§ Goal: Quote all of the data that follows exactly as written, skipping the images.

§ Provided data:

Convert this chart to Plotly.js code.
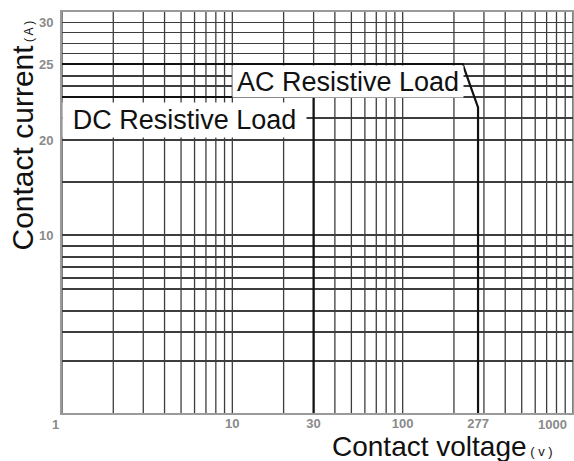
<!DOCTYPE html>
<html>
<head>
<meta charset="utf-8">
<script src="https://cdn.plot.ly/plotly-3.0.1.min.js"></script>
<style>html,body{margin:0;padding:0;background:#fff;}#chart{width:574px;height:461px;}</style>
</head>
<body>
<div id="chart"></div>
<script>
// ---- data ----
const xGridVolts = [1,2,3,4,5,6,7,8,9,10,20,30,40,50,60,70,80,90,100,200,300,400,500,600,700,800,900,1000];
const xTickVolts = [10, 30, 100, 277];
const xTickText  = ['10', '30', '100', '277'];

const yGridAmps = [1,2,3,4,5,6,7,8,9,10,15,20,21,22,23,24,25,26.25,27.5,28.75,30,31.25];
const yTickAmps = [10, 20, 25, 30];
const yTickText = ['10', '20', '25', '30'];

// AC resistive load limit curve
const acVolts = [1, 225, 277, 277];
const acAmps  = [25, 25, 21.5, 1];
// DC resistive load limit curve
const dcVolts = [1, 30, 30];
const dcAmps  = [22, 22, 1];

// The current axis of the original chart is non-uniform; its scale is given by these knots
const yScaleAmps = [1,2,3,4,5,6,7,8,9,10,15,20,21,22,23,24,25,31.25];
const yScaleFrac = [0,.1297,.2020,.2544,.3092,.3367,.3641,.3890,.4165,.4439,.5761,.6808,.7357,.7880,.8155,.8404,.8703,1];

function yScale(a) {
  for (let i = 0; i < yScaleAmps.length - 1; i++) {
    const a0 = yScaleAmps[i], a1 = yScaleAmps[i + 1];
    if (a >= a0 && a <= a1) {
      return yScaleFrac[i] + (a - a0) / (a1 - a0) * (yScaleFrac[i + 1] - yScaleFrac[i]);
    }
  }
  return a < yScaleAmps[0] ? 0 : 1;
}

function mergeTicks(gridVals, labelVals, labelText) {
  const vals = Array.from(new Set(gridVals.concat(labelVals))).sort((a, b) => a - b);
  const text = vals.map(v => { const i = labelVals.indexOf(v); return i >= 0 ? labelText[i] : ''; });
  return {vals, text};
}
const yT = mergeTicks(yGridAmps, yTickAmps, yTickText);

const gridColor = '#3d3d3d';
const tickFont = {family: 'Liberation Sans, Arial, sans-serif', size: 13, color: '#8a8a8a', weight: 'bold'};
const textFont = {family: 'Liberation Sans, Arial, sans-serif', color: '#111'};

const traces = [
  {x: acVolts, y: acAmps.map(yScale), mode: 'lines', name: 'AC Resistive Load',
   line: {color: '#111', width: 2.2}, hoverinfo: 'skip'},
  {x: dcVolts, y: dcAmps.map(yScale), mode: 'lines', name: 'DC Resistive Load',
   line: {color: '#111', width: 2.2}, hoverinfo: 'skip'}
];

// vertical grid lines on the logarithmic voltage axis
const vGrid = xGridVolts.map(v => ({
  type: 'line', xref: 'x', yref: 'paper', layer: 'below',
  x0: v, x1: v, y0: 0, y1: 1,
  line: {color: gridColor, width: 1.3}
}));

const layout = {
  width: 574, height: 461,
  margin: {l: 62, r: 1, t: 12, b: 48},
  paper_bgcolor: '#fff', plot_bgcolor: '#fff',
  showlegend: false,
  xaxis: {
    type: 'log', range: [0, 3],
    tickmode: 'array', tickvals: xTickVolts, ticktext: xTickText,
    ticks: '', tickfont: tickFont, ticklabelstandoff: -3,
    showgrid: false,
    showline: true, mirror: true, linecolor: '#9a9a9a', linewidth: 2,
    zeroline: false, fixedrange: true
  },
  yaxis: {
    type: 'linear', range: [0, 1],
    tickmode: 'array', tickvals: yT.vals.map(yScale), ticktext: yT.text,
    ticks: '', tickfont: tickFont, ticklabelstandoff: 4,
    showgrid: true, gridcolor: gridColor, gridwidth: 1.3,
    showline: true, mirror: true, linecolor: '#9a9a9a', linewidth: 2,
    zeroline: false, fixedrange: true
  },
  shapes: vGrid,
  annotations: [
    {text: 'AC Resistive Load', xref: 'paper', yref: 'paper',
     x: (232 - 62) / 511, y: (413 - 81) / 401, xanchor: 'left', yanchor: 'middle',
     width: 230, height: 31, align: 'center', valign: 'middle',
     bgcolor: '#fff', borderpad: 0, showarrow: false, font: Object.assign({size: 27}, textFont)},
    {text: 'DC Resistive Load', xref: 'paper', yref: 'paper',
     x: 0, y: (413 - 120) / 401, xanchor: 'left', yanchor: 'middle',
     width: 243, height: 34, align: 'center', valign: 'middle',
     bgcolor: '#fff', borderpad: 0, showarrow: false, font: Object.assign({size: 27}, textFont)},
    {text: 'Contact current<span style="font-size:12px"> ( A )</span>', xref: 'paper', yref: 'paper',
     x: (21.5 - 62) / 511, y: (413 - 136) / 401, xanchor: 'center', yanchor: 'middle',
     textangle: -90, showarrow: false, font: Object.assign({size: 30}, textFont)},
    {text: 'Contact voltage<span style="font-size:13px"> ( v )</span>', xref: 'paper', yref: 'paper',
     x: (330 - 62) / 511, y: (413 - 446) / 401, xanchor: 'left', yanchor: 'middle',
     showarrow: false, font: Object.assign({size: 28}, textFont)},
    {text: '1', xref: 'paper', yref: 'paper',
     x: (55 - 62) / 511, y: (413 - 424) / 401, xanchor: 'center', yanchor: 'middle',
     showarrow: false, font: tickFont},
    {text: '1000', xref: 'paper', yref: 'paper',
     x: (569 - 62) / 511, y: (413 - 424) / 401, xanchor: 'right', yanchor: 'middle',
     showarrow: false, font: tickFont}
  ]
};

Plotly.newPlot('chart', traces, layout, {displayModeBar: false, staticPlot: true});
</script>
</body>
</html>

§ Solution to the problem:
Convert this chart to Plotly.js code.
<!DOCTYPE html>
<html>
<head>
<meta charset="utf-8">
<script src="https://cdn.plot.ly/plotly-3.0.1.min.js"></script>
<style>html,body{margin:0;padding:0;background:#fff;}#chart{width:574px;height:461px;}</style>
</head>
<body>
<div id="chart"></div>
<script>
// ---- data ----
const xGridVolts = [1,2,3,4,5,6,7,8,9,10,20,30,40,50,60,70,80,90,100,200,300,400,500,600,700,800,900,1000];
const xTickVolts = [10, 30, 100, 277];
const xTickText  = ['10', '30', '100', '277'];

const yGridAmps = [1,2,3,4,5,6,7,8,9,10,15,20,21,22,23,24,25,26.25,27.5,28.75,30,31.25];
const yTickAmps = [10, 20, 25, 30];
const yTickText = ['10', '20', '25', '30'];

// AC resistive load limit curve
const acVolts = [1, 225, 277, 277];
const acAmps  = [25, 25, 21.5, 1];
// DC resistive load limit curve
const dcVolts = [1, 30, 30];
const dcAmps  = [22, 22, 1];

// The current axis of the original chart is non-uniform; its scale is given by these knots
const yScaleAmps = [1,2,3,4,5,6,7,8,9,10,15,20,21,22,23,24,25,31.25];
const yScaleFrac = [0,.1297,.2020,.2544,.3092,.3367,.3641,.3890,.4165,.4439,.5761,.6808,.7357,.7880,.8155,.8404,.8703,1];

function yScale(a) {
  for (let i = 0; i < yScaleAmps.length - 1; i++) {
    const a0 = yScaleAmps[i], a1 = yScaleAmps[i + 1];
    if (a >= a0 && a <= a1) {
      return yScaleFrac[i] + (a - a0) / (a1 - a0) * (yScaleFrac[i + 1] - yScaleFrac[i]);
    }
  }
  return a < yScaleAmps[0] ? 0 : 1;
}

function mergeTicks(gridVals, labelVals, labelText) {
  const vals = Array.from(new Set(gridVals.concat(labelVals))).sort((a, b) => a - b);
  const text = vals.map(v => { const i = labelVals.indexOf(v); return i >= 0 ? labelText[i] : ''; });
  return {vals, text};
}
const yT = mergeTicks(yGridAmps, yTickAmps, yTickText);

const gridColor = '#3d3d3d';
const tickFont = {family: 'Liberation Sans, Arial, sans-serif', size: 13, color: '#8a8a8a', weight: 'bold'};
const textFont = {family: 'Liberation Sans, Arial, sans-serif', color: '#111'};

const traces = [
  {x: acVolts, y: acAmps.map(yScale), mode: 'lines', name: 'AC Resistive Load',
   line: {color: '#111', width: 2.2}, hoverinfo: 'skip'},
  {x: dcVolts, y: dcAmps.map(yScale), mode: 'lines', name: 'DC Resistive Load',
   line: {color: '#111', width: 2.2}, hoverinfo: 'skip'}
];

// vertical grid lines on the logarithmic voltage axis
const vGrid = xGridVolts.map(v => ({
  type: 'line', xref: 'x', yref: 'paper', layer: 'below',
  x0: v, x1: v, y0: 0, y1: 1,
  line: {color: gridColor, width: 1.3}
}));

const layout = {
  width: 574, height: 461,
  margin: {l: 62, r: 1, t: 12, b: 48},
  paper_bgcolor: '#fff', plot_bgcolor: '#fff',
  showlegend: false,
  xaxis: {
    type: 'log', range: [0, 3],
    tickmode: 'array', tickvals: xTickVolts, ticktext: xTickText,
    ticks: '', tickfont: tickFont, ticklabelstandoff: -3,
    showgrid: false,
    showline: true, mirror: true, linecolor: '#9a9a9a', linewidth: 2,
    zeroline: false, fixedrange: true
  },
  yaxis: {
    type: 'linear', range: [0, 1],
    tickmode: 'array', tickvals: yT.vals.map(yScale), ticktext: yT.text,
    ticks: '', tickfont: tickFont, ticklabelstandoff: 4,
    showgrid: true, gridcolor: gridColor, gridwidth: 1.3,
    showline: true, mirror: true, linecolor: '#9a9a9a', linewidth: 2,
    zeroline: false, fixedrange: true
  },
  shapes: vGrid,
  annotations: [
    {text: 'AC Resistive Load', xref: 'paper', yref: 'paper',
     x: (232 - 62) / 511, y: (413 - 81) / 401, xanchor: 'left', yanchor: 'middle',
     width: 230, height: 31, align: 'center', valign: 'middle',
     bgcolor: '#fff', borderpad: 0, showarrow: false, font: Object.assign({size: 27}, textFont)},
    {text: 'DC Resistive Load', xref: 'paper', yref: 'paper',
     x: 0, y: (413 - 120) / 401, xanchor: 'left', yanchor: 'middle',
     width: 243, height: 34, align: 'center', valign: 'middle',
     bgcolor: '#fff', borderpad: 0, showarrow: false, font: Object.assign({size: 27}, textFont)},
    {text: 'Contact current<span style="font-size:12px"> ( A )</span>', xref: 'paper', yref: 'paper',
     x: (21.5 - 62) / 511, y: (413 - 136) / 401, xanchor: 'center', yanchor: 'middle',
     textangle: -90, showarrow: false, font: Object.assign({size: 30}, textFont)},
    {text: 'Contact voltage<span style="font-size:13px"> ( v )</span>', xref: 'paper', yref: 'paper',
     x: (330 - 62) / 511, y: (413 - 446) / 401, xanchor: 'left', yanchor: 'middle',
     showarrow: false, font: Object.assign({size: 28}, textFont)},
    {text: '1', xref: 'paper', yref: 'paper',
     x: (55 - 62) / 511, y: (413 - 424) / 401, xanchor: 'center', yanchor: 'middle',
     showarrow: false, font: tickFont},
    {text: '1000', xref: 'paper', yref: 'paper',
     x: (569 - 62) / 511, y: (413 - 424) / 401, xanchor: 'right', yanchor: 'middle',
     showarrow: false, font: tickFont}
  ]
};

Plotly.newPlot('chart', traces, layout, {displayModeBar: false, staticPlot: true});
</script>
</body>
</html>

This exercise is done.